Lightning CLI cannot instantiate correctly my custom object from the configuration file. We'll focus on my StandardGraph object.

For example, in my config file:

model:
  class_path: model.STGCNpp
  init_args:
    criterion:
      class_path: torch.nn.CrossEntropyLoss
    graph:
      class_path: model.utils.StandardGraph
    in_channels: 2

Where my class is:

class StandardGraph:
    def __init__(self):
        self.edges = [
            (0, 1),
            (0, 2),
            (1, 3),
            (2, 4),
            (5, 6),
            (5, 7),
            (5, 11),
            (6, 8),
            (6, 12),
            (7, 9),
            (8, 10),
            (11, 12),
            (11, 13),
            (12, 14),
            (13, 15),
            (14, 16),
        ]

        self.num_vertices = 17

        self.adj_matrix = self._get_adj_matrix(self.edges, self.num_vertices)

    def _get_adj_matrix(self, edges, num_vertices, self_connections=True):
        adj_matrix = np.zeros((num_vertices, num_vertices))
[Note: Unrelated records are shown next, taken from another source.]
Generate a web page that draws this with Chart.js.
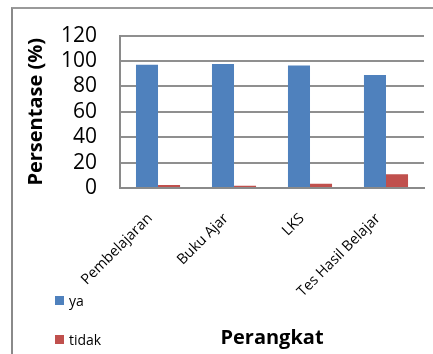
<!DOCTYPE html>
<html>
<head>
<meta charset="utf-8">
<script src="https://cdn.jsdelivr.net/npm/chart.js@4/dist/chart.umd.min.js"></script>
<style>
  html, body { margin: 0; padding: 0; background: #ffffff; }
  #wrap { position: relative; width: 433px; height: 354px; overflow: hidden; }
  #frame { position: absolute; left: 11px; top: 7px; width: 430px; height: 360px;
           border-left: 2px solid #8a8a8a; border-top: 2px solid #9a9a9a; }
  #c { position: absolute; left: 0; top: 0; }
  #legend { position: absolute; left: 55px; top: 292px; font-family: 'Open Sans', sans-serif;
            font-size: 14px; color: #000; }
  .li { display: flex; align-items: center; height: 16px; margin-bottom: 23px; }
  .sw { width: 9px; height: 9px; margin-right: 5px; }
</style>
</head>
<body>
<div id="wrap">
  <div id="frame"></div>
  <canvas id="c" width="433" height="354"></canvas>
  <div id="legend"></div>
</div>
<script>
const categories = ['Pembelajaran', 'Buku Ajar', 'LKS', 'Tes Hasil Belajar'];
const seriesNames = ['ya', 'tidak'];
const yaValues = [97, 97.6, 96.5, 89];
const tidakValues = [2.4, 1.7, 3.3, 10.8];
const yTicks = [0, 20, 40, 60, 80, 100, 120];
const colors = ['#4f81bd', '#c0504d'];

const datasets = [
  { label: seriesNames[0], data: yaValues, backgroundColor: colors[0] },
  { label: seriesNames[1], data: tidakValues, backgroundColor: colors[1] }
];

const legend = document.getElementById('legend');
datasets.forEach(ds => {
  const row = document.createElement('div');
  row.className = 'li';
  const sw = document.createElement('span');
  sw.className = 'sw';
  sw.style.background = ds.backgroundColor;
  const t = document.createElement('span');
  t.textContent = ds.label;
  row.appendChild(sw); row.appendChild(t);
  legend.appendChild(row);
});

const font = "'Open Sans', sans-serif";
new Chart(document.getElementById('c'), {
  type: 'bar',
  data: { labels: categories, datasets: datasets },
  options: {
    responsive: false,
    animation: false,
    layout: { padding: { left: 26, top: 26, right: 9, bottom: 4 } },
    datasets: { bar: { categoryPercentage: 0.58, barPercentage: 1.0 } },
    plugins: { legend: { display: false }, tooltip: { enabled: false } },
    scales: {
      x: {
        grid: { display: false, drawTicks: false },
        border: { display: true, color: '#8a8a8a', width: 2 },
        ticks: { color: '#000', font: { family: font, size: 14.5 }, minRotation: 45, maxRotation: 45,
                 autoSkip: false, padding: 22, labelOffset: -8 },
        title: { display: true, text: 'Perangkat', color: '#000',
                 font: { family: font, size: 20, weight: 'bold' }, padding: { top: 13, bottom: 0 } }
      },
      y: {
        min: 0, max: 120,
        afterBuildTicks: (axis) => { axis.ticks = yTicks.map(v => ({ value: v })); },
        grid: { color: '#8f8f8f', lineWidth: 2, drawTicks: false },
        border: { display: true, color: '#8a8a8a', width: 2 },
        ticks: { color: '#000', font: { family: font, size: 21 }, padding: 23, autoSkip: false },
        title: { display: true, text: 'Persentase (%)', color: '#000',
                 font: { family: font, size: 20, weight: 'bold', lineHeight: 1 }, padding: { top: 0, bottom: -8 } }
      }
    }
  }
});
</script>
</body>
</html>
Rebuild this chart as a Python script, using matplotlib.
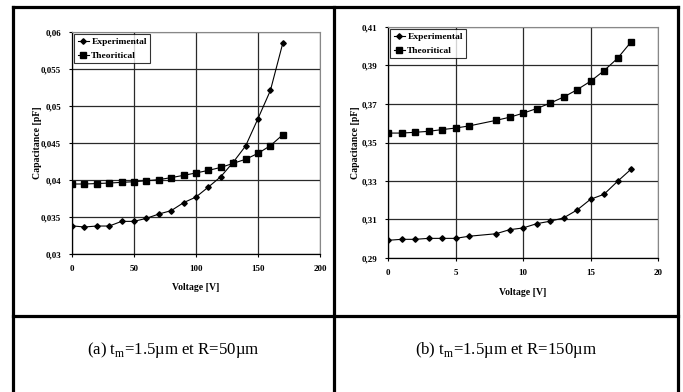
import matplotlib
matplotlib.use("Agg")
import matplotlib.pyplot as plt
from matplotlib.lines import Line2D
from matplotlib.ticker import FuncFormatter

# ---- data: panel (a) ----
volt_a = [0, 10, 20, 30, 40, 50, 60, 70, 80, 90, 100, 110, 120, 130, 140, 150, 160, 170]
exp_a = [0.0338, 0.03365, 0.03378, 0.03378, 0.03441, 0.03441, 0.03482, 0.0354, 0.03586,
         0.03694, 0.0377, 0.03905, 0.04045, 0.0424, 0.0446, 0.0483, 0.0521, 0.0585]
theo_a = [0.03946, 0.03946, 0.03952, 0.03959, 0.03968, 0.03977, 0.0399, 0.04005, 0.04032,
          0.04063, 0.04095, 0.0413, 0.0417, 0.04225, 0.0428, 0.0436, 0.04464, 0.04612]

# ---- data: panel (b) ----
volt_b = [0, 1, 2, 3, 4, 5, 6, 8, 9, 10, 11, 12, 13, 14, 15, 16, 17, 18]
exp_b = [0.2992, 0.2997, 0.2997, 0.3002, 0.3002, 0.3002, 0.3013, 0.3026, 0.3047, 0.3056,
         0.3078, 0.3091, 0.3108, 0.3149, 0.3205, 0.3231, 0.3298, 0.3361]
theo_b = [0.3549, 0.3549, 0.3553, 0.3558, 0.3567, 0.3575, 0.3586, 0.3615, 0.3631, 0.3652,
          0.3676, 0.3704, 0.3736, 0.3774, 0.3818, 0.3873, 0.3937, 0.4022]

xticks_a = [0, 50, 100, 150, 200]
yticks_a = [0.03, 0.035, 0.04, 0.045, 0.05, 0.055, 0.06]
xticks_b = [0, 5, 10, 15, 20]
yticks_b = [0.29, 0.31, 0.33, 0.35, 0.37, 0.39, 0.41]

captions = ["(a) t$_\\mathregular{m}$=1.5µm et R=50µm", "(b) t$_\\mathregular{m}$=1.5µm et R=150µm"]
series_names = ["Experimental", "Theoritical"]

plt.rcParams['font.family'] = ['Liberation Serif', 'DejaVu Serif']
plt.rcParams['mathtext.fontset'] = 'custom'
plt.rcParams['mathtext.rm'] = 'Liberation Serif'

W, H = 683, 392
fig = plt.figure(figsize=(W / 100, H / 100), dpi=100)


def fx(px):
    return px / W


def fy(py):
    return 1 - py / H


def comma_fmt(v, pos):
    s = ("%g" % v)
    return s.replace(".", ",")


def make_panel(rect, xv, e, t, xt, yt, ylabel_x, xlabpad):
    ax = fig.add_axes(rect)
    ax.set_xlim(xt[0], xt[-1])
    ax.set_ylim(yt[0], yt[-1])
    ax.set_xticks(xt)
    ax.set_yticks(yt)
    ax.xaxis.set_major_formatter(FuncFormatter(comma_fmt))
    ax.yaxis.set_major_formatter(FuncFormatter(comma_fmt))
    ax.grid(True, color="#2a2a2a", linewidth=0.9)
    ax.set_axisbelow(True)
    for s in ["top", "right"]:
        ax.spines[s].set_color("#888888")
        ax.spines[s].set_linewidth(0.8)
    for s in ["left", "bottom"]:
        ax.spines[s].set_color("black")
        ax.spines[s].set_linewidth(0.9)
    ax.tick_params(direction="out", length=2.5, width=0.8, labelsize=6.5, pad=5.5)
    for lab in ax.get_xticklabels() + ax.get_yticklabels():
        lab.set_fontweight("bold")
    ax.plot(xv, e, color="black", linewidth=0.8, marker="D", markersize=2.8, label=series_names[0])
    ax.plot(xv, t, color="black", linewidth=0.8, marker="s", markersize=3.8, label=series_names[1])
    ax.set_xlabel("Voltage [V]", fontsize=7, fontweight="bold", labelpad=xlabpad)
    ax.set_ylabel("Capacitance [pF]", fontsize=7, fontweight="bold")
    ax.yaxis.set_label_coords(ylabel_x, 0.5)
    leg = ax.legend(loc="upper left", frameon=True, fancybox=False,
                    handlelength=1.2, handletextpad=0.25, borderpad=0.35,
                    labelspacing=0.55, borderaxespad=0.25,
                    prop={"weight": "bold", "size": 6.8})
    leg.get_frame().set_edgecolor("black")
    leg.get_frame().set_linewidth(0.8)
    return ax


ax1 = make_panel([fx(72), fy(254), fx(320) - fx(72), fy(32) - fy(254)],
                 volt_a, exp_a, theo_a, xticks_a, yticks_a, -0.12, 7)
ax2 = make_panel([fx(388), fy(258), fx(658) - fx(388), fy(27) - fy(258)],
                 volt_b, exp_b, theo_b, xticks_b, yticks_b, -0.104, 8)

# table frame
lw = 2.3
def fline(x0, y0, x1, y1):
    fig.add_artist(Line2D([fx(x0), fx(x1)], [fy(y0), fy(y1)], color="black",
                          linewidth=lw, solid_capstyle="projecting"))

fline(13, 7, 678, 7)
fline(13, 7, 13, 395)
fline(678, 7, 678, 395)
fline(334, 7, 334, 395)
fline(13, 316, 678, 316)

fig.text(fx(173), fy(350), captions[0], ha="center", va="center", fontsize=12.1)
fig.text(fx(506), fy(350), captions[1], ha="center", va="center", fontsize=12.1)

fig.savefig("out.png", dpi=100)
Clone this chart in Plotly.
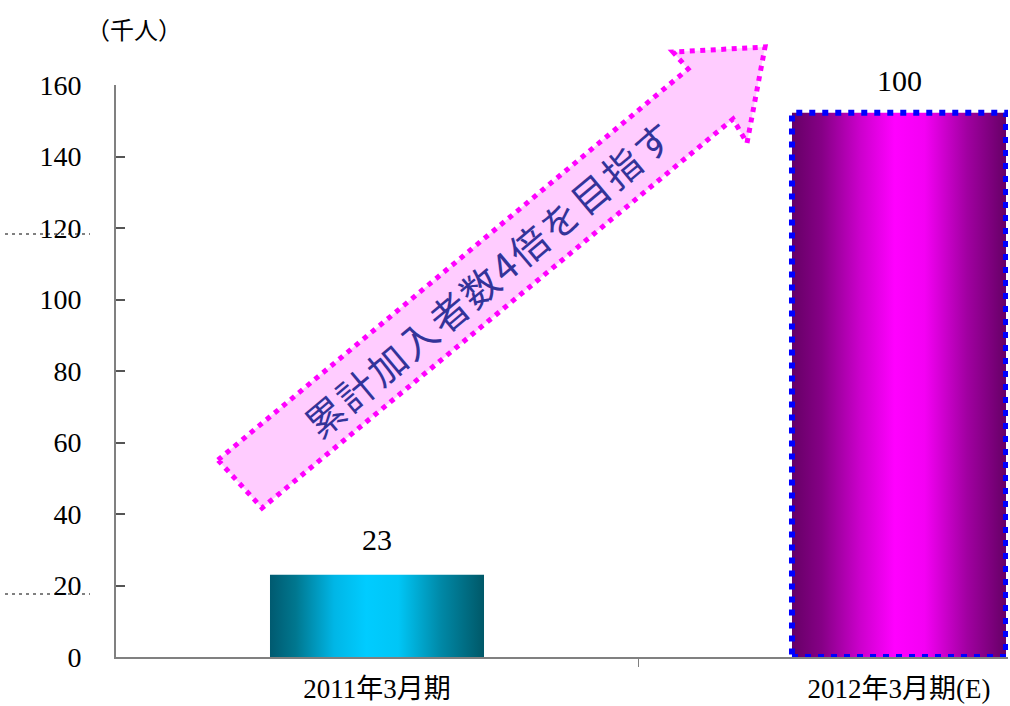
import plotly.graph_objects as go

# ---- data ----
categories = ["2011年3月期", "2012年3月期(E)"]
members = [23, 100]          # 累計加入者数（千人）
value_labels = ["23", "100"]
y_ticks = [0, 20, 40, 60, 80, 100, 120, 140, 160]
banner_text = "累計加入者数4倍を目指す"
unit_text = "（千人）"

# ---- styling ----
W, H = 1010, 706
ML, MR, MT, MB = 116, 2, 85, 49
BAR_W = 0.41
SERIF = "Liberation Serif, Times New Roman, Noto Sans CJK JP, serif"
CJK = "Noto Sans CJK JP, Noto Sans, sans-serif"

cyan_scale = [[0, "#005a70"], [0.12, "#00778f"], [0.3, "#00b6e6"], [0.45, "#00ccff"],
              [0.6, "#00c6f6"], [0.8, "#0088a6"], [1, "#005868"]]
magenta_scale = [[0, "#660066"], [0.14, "#860086"], [0.32, "#cc00cc"], [0.48, "#ff00ff"],
                 [0.62, "#f400f4"], [0.82, "#a000a0"], [1, "#660066"]]
bar_styles = [
    dict(scale=cyan_scale, yaxis="y", outline=None, label_gap=17),
    dict(scale=magenta_scale, yaxis="y2", outline="#0000ff", label_gap=14),
]
# second bar is plotted on its own (hidden) value scale
Y2_TOP = 105.1

PW = W - ML - MR
PH = H - MT - MB


def to_paper(px, py):
    return (px - ML) / PW, (H - MB - py) / PH


fig = go.Figure()

for i, (v, st) in enumerate(zip(members, bar_styles)):
    x0, x1 = i - BAR_W / 2, i + BAR_W / 2
    fig.add_trace(go.Scatter(
        x=[x0, x1, x1, x0, x0], y=[0, 0, v, v, 0],
        mode="lines", fill="toself", line=dict(width=0),
        fillgradient=dict(type="horizontal", colorscale=st["scale"]),
        yaxis=st["yaxis"], hoverinfo="skip", showlegend=False,
    ))
    if st["outline"]:
        fig.add_trace(go.Scatter(
            x=[x0, x1, x1, x0, x0], y=[0, 0, v, v, 0],
            mode="lines", line=dict(color=st["outline"], width=6, dash="6px,7px"),
            yaxis=st["yaxis"], hoverinfo="skip", showlegend=False,
        ))
    fig.add_annotation(
        x=i, y=v, xref="x", yref=st["yaxis"], text=value_labels[i],
        showarrow=False, xanchor="center", yanchor="bottom", yshift=st["label_gap"],
        font=dict(family=SERIF, size=30, color="#000000"),
    )

# rising arrow banner
arrow_px = [(218, 460), (688, 69), (673, 52), (765, 47), (747, 143), (733, 119), (262, 508)]
pts = [to_paper(*p) for p in arrow_px]
path = "M " + " L ".join(f"{x:.4f},{y:.4f}" for x, y in pts) + " Z"
fig.add_shape(type="path", path=path, xref="paper", yref="paper",
              fillcolor="#ffccff", line=dict(color="#ff00ff", width=5, dash="5px,5.5px"))

tx, ty = to_paper(487, 278)
fig.add_annotation(
    x=tx, y=ty, xref="paper", yref="paper", showarrow=False,
    text="\u200a".join(banner_text), textangle=-40,
    xanchor="center", yanchor="middle",
    font=dict(family=CJK, size=38, color="#333399"),
)

# unit label
ux, uy = to_paper(134, 28)
fig.add_annotation(x=ux, y=uy, xref="paper", yref="paper", showarrow=False,
                   xanchor="center", yanchor="middle",
                   text=unit_text, font=dict(family=CJK, size=24, color="#000000"))

# faint dotted guide stubs at the left edge
for py in (234, 594):
    xa, ya = to_paper(5, py)
    xb, _ = to_paper(90, py)
    fig.add_shape(type="line", xref="paper", yref="paper", x0=xa, x1=xb, y0=ya, y1=ya,
                  line=dict(color="#000000", width=1, dash="3px,4px"))

x_right = -0.5 + PW / 522.0
fig.update_layout(
    width=W, height=H,
    margin=dict(l=ML, r=MR, t=MT, b=MB, pad=0, autoexpand=False),
    paper_bgcolor="#ffffff", plot_bgcolor="#ffffff",
    showlegend=False,
    xaxis=dict(
        range=[-0.5, x_right], tickvals=[0, 1], ticktext=categories,
        showgrid=False, zeroline=False, ticks="", automargin=False,
        showline=True, linecolor="#808080", linewidth=2,
        tickfont=dict(family=SERIF, size=27, color="#000000"),
        ticklabelstandoff=7,
        minor=dict(tickmode="array", tickvals=[0.5], ticks="outside", ticklen=8,
                   tickcolor="#808080", tickwidth=1),
    ),
    yaxis=dict(
        range=[0, 160], tickvals=y_ticks, automargin=False,
        showgrid=False, zeroline=False,
        showline=True, linecolor="#808080", linewidth=2,
        ticks="inside", ticklen=9, tickwidth=2, tickcolor="#555555",
        tickfont=dict(family=SERIF, size=28, color="#000000"),
        ticklabelstandoff=27,
    ),
    yaxis2=dict(range=[0, Y2_TOP], overlaying="y", visible=False),
)

fig.write_html("out.html")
        adj_matrix[edges[:, 0], edges[:, 1]] = 1
        adj_matrix[edges[:, 1], edges[:, 0]] = 1

        if self_connections:
            np.fill_diagonal(adj_matrix, 1)

        return adj_matrix

I get the following error (check traceback):

Traceback (most recent call last):
  File "/root/run.py", line 17, in <module>
    main()
  File "run.py", line 13, in main
    cli = LightningCLI()
  File "/opt/conda/envs/test/lib/python3.9/site-packages/lightning/pytorch/cli.py", line 350, in __init__
    self.instantiate_classes()
  File "/opt/conda/envs/test/lib/python3.9/site-packages/lightning/pytorch/cli.py", line 499, in instantiate_classes
    self.config_init = self.parser.instantiate_classes(self.config)
  File "/opt/conda/envs/test/lib/python3.9/site-packages/jsonargparse/deprecated.py", line 131, in patched_instantiate_classes
    cfg = self._unpatched_instantiate_classes(cfg, **kwargs)
  File "/opt/conda/envs/test/lib/python3.9/site-packages/jsonargparse/core.py", line 1144, in instantiate_classes
    cfg[subcommand] = subparser.instantiate_classes(cfg[subcommand], instantiate_groups=instantiate_groups)
  File "/opt/conda/envs/test/lib/python3.9/site-packages/jsonargparse/deprecated.py", line 131, in patched_instantiate_classes
    cfg = self._unpatched_instantiate_classes(cfg, **kwargs)
  File "/opt/conda/envs/test/lib/python3.9/site-packages/jsonargparse/core.py", line 1135, in instantiate_classes
    parent[key] = component.instantiate_classes(value)
  File "/opt/conda/envs/test/lib/python3.9/site-packages/jsonargparse/typehints.py", line 474, in instantiate_classes
    value[num] = adapt_typehints(val, self._typehint, instantiate_classes=True, sub_add_kwargs=sub_add_kwargs)
  File "/opt/conda/envs/test/lib/python3.9/site-packages/jsonargparse/typehints.py", line 785, in adapt_typehints
    val = adapt_class_type(val, serialize, instantiate_classes, sub_add_kwargs, prev_val=prev_val)
  File "/opt/conda/envs/test/lib/python3.9/site-packages/jsonargparse/typehints.py", line 996, in adapt_class_type
    return val_class(**{**init_args, **dict_kwargs})
TypeError: __init__() got an unexpected keyword argument 'graph.class_path'

What is weird, if I define the class as:

class StandardGraph:
    def __init__(self):
        self.edges = [
            (0, 1),
            (0, 2),
            (1, 3),
            (2, 4),
            (5, 6),
            (5, 7),
            (5, 11),
            (6, 8),
            (6, 12),
            (7, 9),
            (8, 10),
            (11, 12),
            (11, 13),
            (12, 14),
            (13, 15),
            (14, 16),
        ]

        self.num_vertices = 17

the error disappears...

I'm new in Lightning, I hope I can get some help. Thank you for your hard work.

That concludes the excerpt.